Given entries »
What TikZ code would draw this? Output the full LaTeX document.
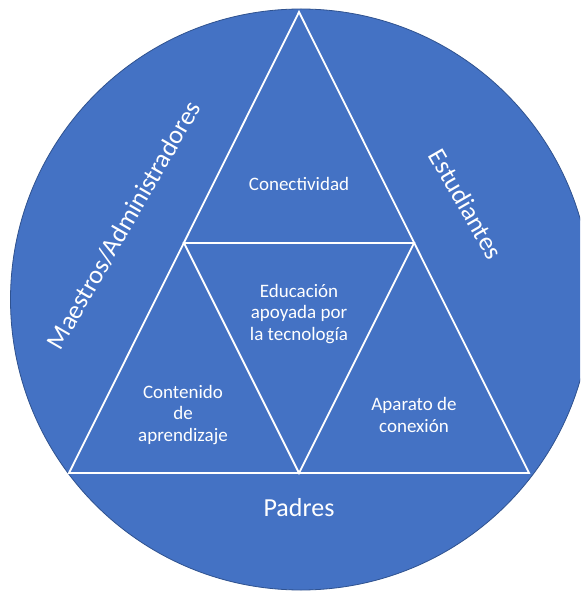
\documentclass[tikz,border=0pt]{standalone}
\usepackage{fontspec}
\setmainfont{Carlito}
\definecolor{fillblue}{HTML}{4472C4}
\definecolor{edgeblue}{HTML}{2F528F}
\tikzset{
  lbl/.style={text=white, align=center, font=\fontsize{19}{21.5}\selectfont, inner sep=0pt},
  biglbl/.style={text=white, font=\fontsize{26}{30}\selectfont, inner sep=0pt},
  tri/.style={draw=white, line width=1.8pt, line join=miter}
}
\begin{document}
\begin{tikzpicture}[x=1pt,y=-1pt]
\useasboundingbox (0,0) rectangle (580,593);
\clip (0,0) rectangle (580,593);
\fill[white] (0,0) rectangle (580,593);
\draw[fill=fillblue, draw=edgeblue, line width=0.8pt] (301,299.5) circle[radius=290.5];
% outer triangle vertices and midpoints
\coordinate (A) at (299,12);
\coordinate (B) at (69,473);
\coordinate (C) at (529,473);
\coordinate (AB) at (184,243);
\coordinate (AC) at (414,243);
\coordinate (BC) at (299,473);
\draw[tri] (A) -- (B) -- (C) -- cycle;
\draw[tri] (AB) -- (AC) -- (BC) -- cycle;
% labels
\node[lbl] (con) at (299,184) {Conectividad};
\node[lbl] (edu) at (299,314) {Educación\\apoyada por\\la tecnología};
\node[lbl] (cont) at (183,415) {Contenido\\de\\aprendizaje};
\node[lbl] (apa) at (414,415) {Aparato de\\conexión};
\node[biglbl] (pad) at (299,508) {Padres};
\node[biglbl, rotate=-60] (est) at (466,204) {Estudiantes};
\node[biglbl, rotate=60] (mae) at (124,225) {Maestros/Administradores};
\end{tikzpicture}
\end{document}
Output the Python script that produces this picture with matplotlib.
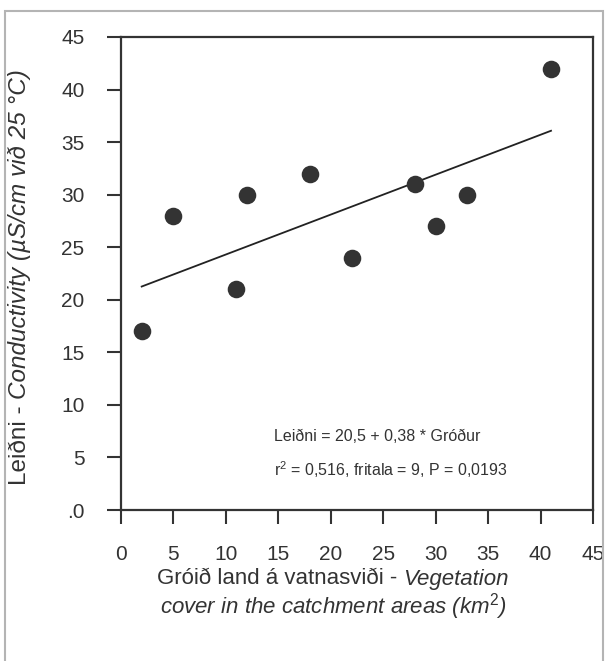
import matplotlib
matplotlib.use("Agg")
import matplotlib.pyplot as plt
from matplotlib.patches import Rectangle
import numpy as np

plt.rcParams['font.family'] = ['Liberation Sans', 'DejaVu Sans']
plt.rcParams['mathtext.fontset'] = 'custom'
plt.rcParams['mathtext.rm'] = 'Liberation Sans'
plt.rcParams['mathtext.it'] = 'Liberation Sans:italic'

# Data
vegetation = [2, 5, 11, 12, 18, 22, 28, 30, 33, 41]
conductivity = [17, 28, 21, 30, 32, 24, 31, 27, 30, 42]
intercept = 20.5
slope = 0.38
x_ticks = [0, 5, 10, 15, 20, 25, 30, 35, 40, 45]
y_ticks = [0, 5, 10, 15, 20, 25, 30, 35, 40, 45]
y_tick_labels = ['.0', '5', '10', '15', '20', '25', '30', '35', '40', '45']

W, H = 611, 661
fig = plt.figure(figsize=(W / 100, H / 100), dpi=100)
fig.patch.set_facecolor('white')

# outer frame
fig.add_artist(Rectangle((5 / W, -0.05), (603 - 5) / W, 1.05 - 11 / H,
                         transform=fig.transFigure, fill=False,
                         edgecolor='#b4b4b4', linewidth=1.5))

ax = fig.add_axes([120.7 / W, 1 - 510 / H, (593 - 120.7) / W, (510 - 37) / H])
dark = '#333333'
ax.scatter(vegetation, conductivity, s=160, color=dark, zorder=3, linewidths=0)
xs = np.array([min(vegetation), max(vegetation)])
ax.plot(xs, intercept + slope * xs, color='#222222', linewidth=1.3, zorder=2)

ax.set_xlim(0, 45)
ax.set_ylim(0, 45)
ax.set_xticks(x_ticks)
ax.set_yticks(y_ticks)
ax.set_yticklabels(y_tick_labels)
ax.tick_params(axis='both', direction='out', length=10, width=1.5, color=dark,
               labelsize=15, labelcolor=dark)
ax.tick_params(axis='y', pad=16)
ax.tick_params(axis='x', pad=15)
for sp in ax.spines.values():
    sp.set_linewidth(1.6)
    sp.set_color(dark)

ax.text(0.325, 0.155, 'Leiðni = 20,5 + 0,38 * Gróður', transform=ax.transAxes,
        fontsize=11.5, color=dark, va='center', ha='left')
ax.text(0.325, 0.085, 'r$^{2}$ = 0,516, fritala = 9, P = 0,0193', transform=ax.transAxes,
        fontsize=11.5, color=dark, va='center', ha='left')

fig.canvas.draw()
r = fig.canvas.get_renderer()

# x label line 1 (mixed style), centered
cx = 333 / W
y1 = 1 - 579 / H
t1 = fig.text(0, y1, 'Gróið land á vatnasviði - ', fontsize=16, color=dark,
              ha='left', va='center')
t2 = fig.text(0, y1, 'Vegetation', fontsize=16, color=dark, style='italic',
              ha='left', va='center')
w1 = t1.get_window_extent(r).width / W
w2 = t2.get_window_extent(r).width / W
x0 = cx - (w1 + w2) / 2
t1.set_x(x0)
t2.set_x(x0 + w1)
fig.text(cx, 1 - 607 / H, 'cover in the catchment areas (km$^{2}$)', fontsize=16,
         color=dark, style='italic', ha='center', va='center')

# y label (mixed style), rotated
cy = 277 / H
yx = 20 / W
s1 = fig.text(yx, 0, 'Leiðni - ', fontsize=17.5, color=dark, rotation=90,
              ha='center', va='bottom')
s2 = fig.text(yx, 0, 'Conductivity (µS/cm við 25 °C)', fontsize=17.5, color=dark,
              style='italic', rotation=90, ha='center', va='bottom')
h1 = s1.get_window_extent(r).height / H
h2 = s2.get_window_extent(r).height / H
y0 = (1 - cy) - (h1 + h2) / 2
s1.set_y(y0)
s2.set_y(y0 + h1)

fig.savefig('out.png', dpi=100, facecolor='white')
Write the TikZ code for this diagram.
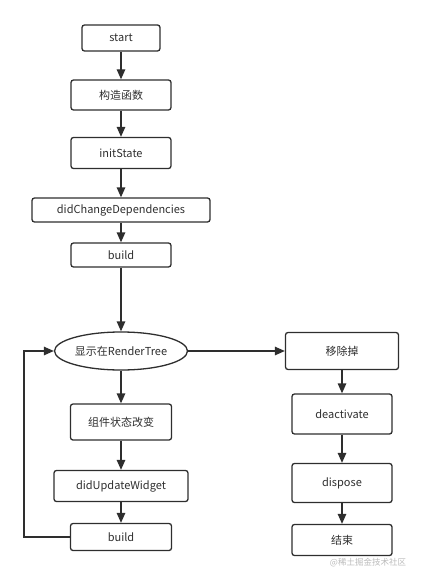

What is asked » Working from the lines above, reproduce the material exactly and exclude its pictures.

Output below »
What TikZ code would draw this? Output the full LaTeX document.
\documentclass[tikz,border=0pt]{standalone}
\usepackage{fontspec}
\setmainfont{Carlito}
\definecolor{fillblue}{HTML}{4472C4}
\definecolor{edgeblue}{HTML}{2F528F}
\tikzset{
  lbl/.style={text=white, align=center, font=\fontsize{19}{21.5}\selectfont, inner sep=0pt},
  biglbl/.style={text=white, font=\fontsize{26}{30}\selectfont, inner sep=0pt},
  tri/.style={draw=white, line width=1.8pt, line join=miter}
}
\begin{document}
\begin{tikzpicture}[x=1pt,y=-1pt]
\useasboundingbox (0,0) rectangle (580,593);
\clip (0,0) rectangle (580,593);
\fill[white] (0,0) rectangle (580,593);
\draw[fill=fillblue, draw=edgeblue, line width=0.8pt] (301,299.5) circle[radius=290.5];
% outer triangle vertices and midpoints
\coordinate (A) at (299,12);
\coordinate (B) at (69,473);
\coordinate (C) at (529,473);
\coordinate (AB) at (184,243);
\coordinate (AC) at (414,243);
\coordinate (BC) at (299,473);
\draw[tri] (A) -- (B) -- (C) -- cycle;
\draw[tri] (AB) -- (AC) -- (BC) -- cycle;
% labels
\node[lbl] (con) at (299,184) {Conectividad};
\node[lbl] (edu) at (299,314) {Educación\\apoyada por\\la tecnología};
\node[lbl] (cont) at (183,415) {Contenido\\de\\aprendizaje};
\node[lbl] (apa) at (414,415) {Aparato de\\conexión};
\node[biglbl] (pad) at (299,508) {Padres};
\node[biglbl, rotate=-60] (est) at (466,204) {Estudiantes};
\node[biglbl, rotate=60] (mae) at (124,225) {Maestros/Administradores};
\end{tikzpicture}
\end{document}
Output the Python script that produces this picture with matplotlib.
import matplotlib
matplotlib.use("Agg")
import matplotlib.pyplot as plt
from matplotlib.patches import Rectangle
import numpy as np

plt.rcParams['font.family'] = ['Liberation Sans', 'DejaVu Sans']
plt.rcParams['mathtext.fontset'] = 'custom'
plt.rcParams['mathtext.rm'] = 'Liberation Sans'
plt.rcParams['mathtext.it'] = 'Liberation Sans:italic'

# Data
vegetation = [2, 5, 11, 12, 18, 22, 28, 30, 33, 41]
conductivity = [17, 28, 21, 30, 32, 24, 31, 27, 30, 42]
intercept = 20.5
slope = 0.38
x_ticks = [0, 5, 10, 15, 20, 25, 30, 35, 40, 45]
y_ticks = [0, 5, 10, 15, 20, 25, 30, 35, 40, 45]
y_tick_labels = ['.0', '5', '10', '15', '20', '25', '30', '35', '40', '45']

W, H = 611, 661
fig = plt.figure(figsize=(W / 100, H / 100), dpi=100)
fig.patch.set_facecolor('white')

# outer frame
fig.add_artist(Rectangle((5 / W, -0.05), (603 - 5) / W, 1.05 - 11 / H,
                         transform=fig.transFigure, fill=False,
                         edgecolor='#b4b4b4', linewidth=1.5))

ax = fig.add_axes([120.7 / W, 1 - 510 / H, (593 - 120.7) / W, (510 - 37) / H])
dark = '#333333'
ax.scatter(vegetation, conductivity, s=160, color=dark, zorder=3, linewidths=0)
xs = np.array([min(vegetation), max(vegetation)])
ax.plot(xs, intercept + slope * xs, color='#222222', linewidth=1.3, zorder=2)

ax.set_xlim(0, 45)
ax.set_ylim(0, 45)
ax.set_xticks(x_ticks)
ax.set_yticks(y_ticks)
ax.set_yticklabels(y_tick_labels)
ax.tick_params(axis='both', direction='out', length=10, width=1.5, color=dark,
               labelsize=15, labelcolor=dark)
ax.tick_params(axis='y', pad=16)
ax.tick_params(axis='x', pad=15)
for sp in ax.spines.values():
    sp.set_linewidth(1.6)
    sp.set_color(dark)

ax.text(0.325, 0.155, 'Leiðni = 20,5 + 0,38 * Gróður', transform=ax.transAxes,
        fontsize=11.5, color=dark, va='center', ha='left')
ax.text(0.325, 0.085, 'r$^{2}$ = 0,516, fritala = 9, P = 0,0193', transform=ax.transAxes,
        fontsize=11.5, color=dark, va='center', ha='left')

fig.canvas.draw()
r = fig.canvas.get_renderer()

# x label line 1 (mixed style), centered
cx = 333 / W
y1 = 1 - 579 / H
t1 = fig.text(0, y1, 'Gróið land á vatnasviði - ', fontsize=16, color=dark,
              ha='left', va='center')
t2 = fig.text(0, y1, 'Vegetation', fontsize=16, color=dark, style='italic',
              ha='left', va='center')
w1 = t1.get_window_extent(r).width / W
w2 = t2.get_window_extent(r).width / W
x0 = cx - (w1 + w2) / 2
t1.set_x(x0)
t2.set_x(x0 + w1)
fig.text(cx, 1 - 607 / H, 'cover in the catchment areas (km$^{2}$)', fontsize=16,
         color=dark, style='italic', ha='center', va='center')

# y label (mixed style), rotated
cy = 277 / H
yx = 20 / W
s1 = fig.text(yx, 0, 'Leiðni - ', fontsize=17.5, color=dark, rotation=90,
              ha='center', va='bottom')
s2 = fig.text(yx, 0, 'Conductivity (µS/cm við 25 °C)', fontsize=17.5, color=dark,
              style='italic', rotation=90, ha='center', va='bottom')
h1 = s1.get_window_extent(r).height / H
h2 = s2.get_window_extent(r).height / H
y0 = (1 - cy) - (h1 + h2) / 2
s1.set_y(y0)
s2.set_y(y0 + h1)

fig.savefig('out.png', dpi=100, facecolor='white')
Write the TikZ code for this diagram.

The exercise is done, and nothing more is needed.